= Project Mutual Telephone =

Telephone company serving Idaho, USA

Logo of Project Mutual Telephone

Project Mutual Telephone Company (PMT) is an American telecommunications and broadband company based in South Central Idaho. Founded in 1916 as a rural co-op, it was formerly known as the Project Mutual Telephone Cooperative Association.

== History ==
Project Mutual has provided continuous telephone service in the Minidoka and Cassia area of Idaho since 1916, when it started with 34 customers. In 1956, PMT introduced a local direct dial telephone system to its 1,700 customers, adding direct dial long distance services six years later.

In the 1970s and 1980s, PMT continued to introduce new technologies, including the first digital central office in Idaho; fiber optic cable; and a completely digital network.

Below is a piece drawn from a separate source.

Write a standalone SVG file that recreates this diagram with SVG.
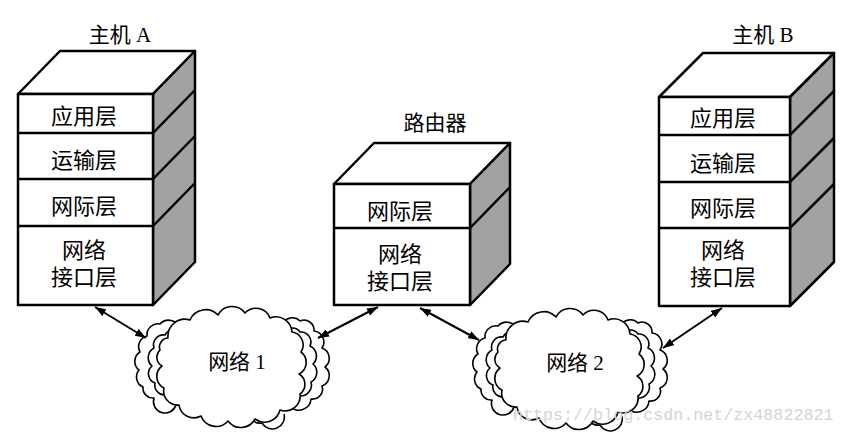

In 1994, the Project Mutual started offering direct broadcast satellite (DBS) services. When it started offering Internet service, it was able to target a broader subscriber base, expanding into Burley, Oakley, and Heyburn. Because the technology was still new to consumers, PMT gave numerous presentations about the Internet to chambers of commerce and community groups across the region, helping to build awareness for its services. In 2004, PMT extended its network to Twin Falls.

== Current services ==
More than a century since it was first founded, PMT has expanded into offer services including local and long-distance telephone service; high-speed DSL and wireless Internet; and cable television and IPTV.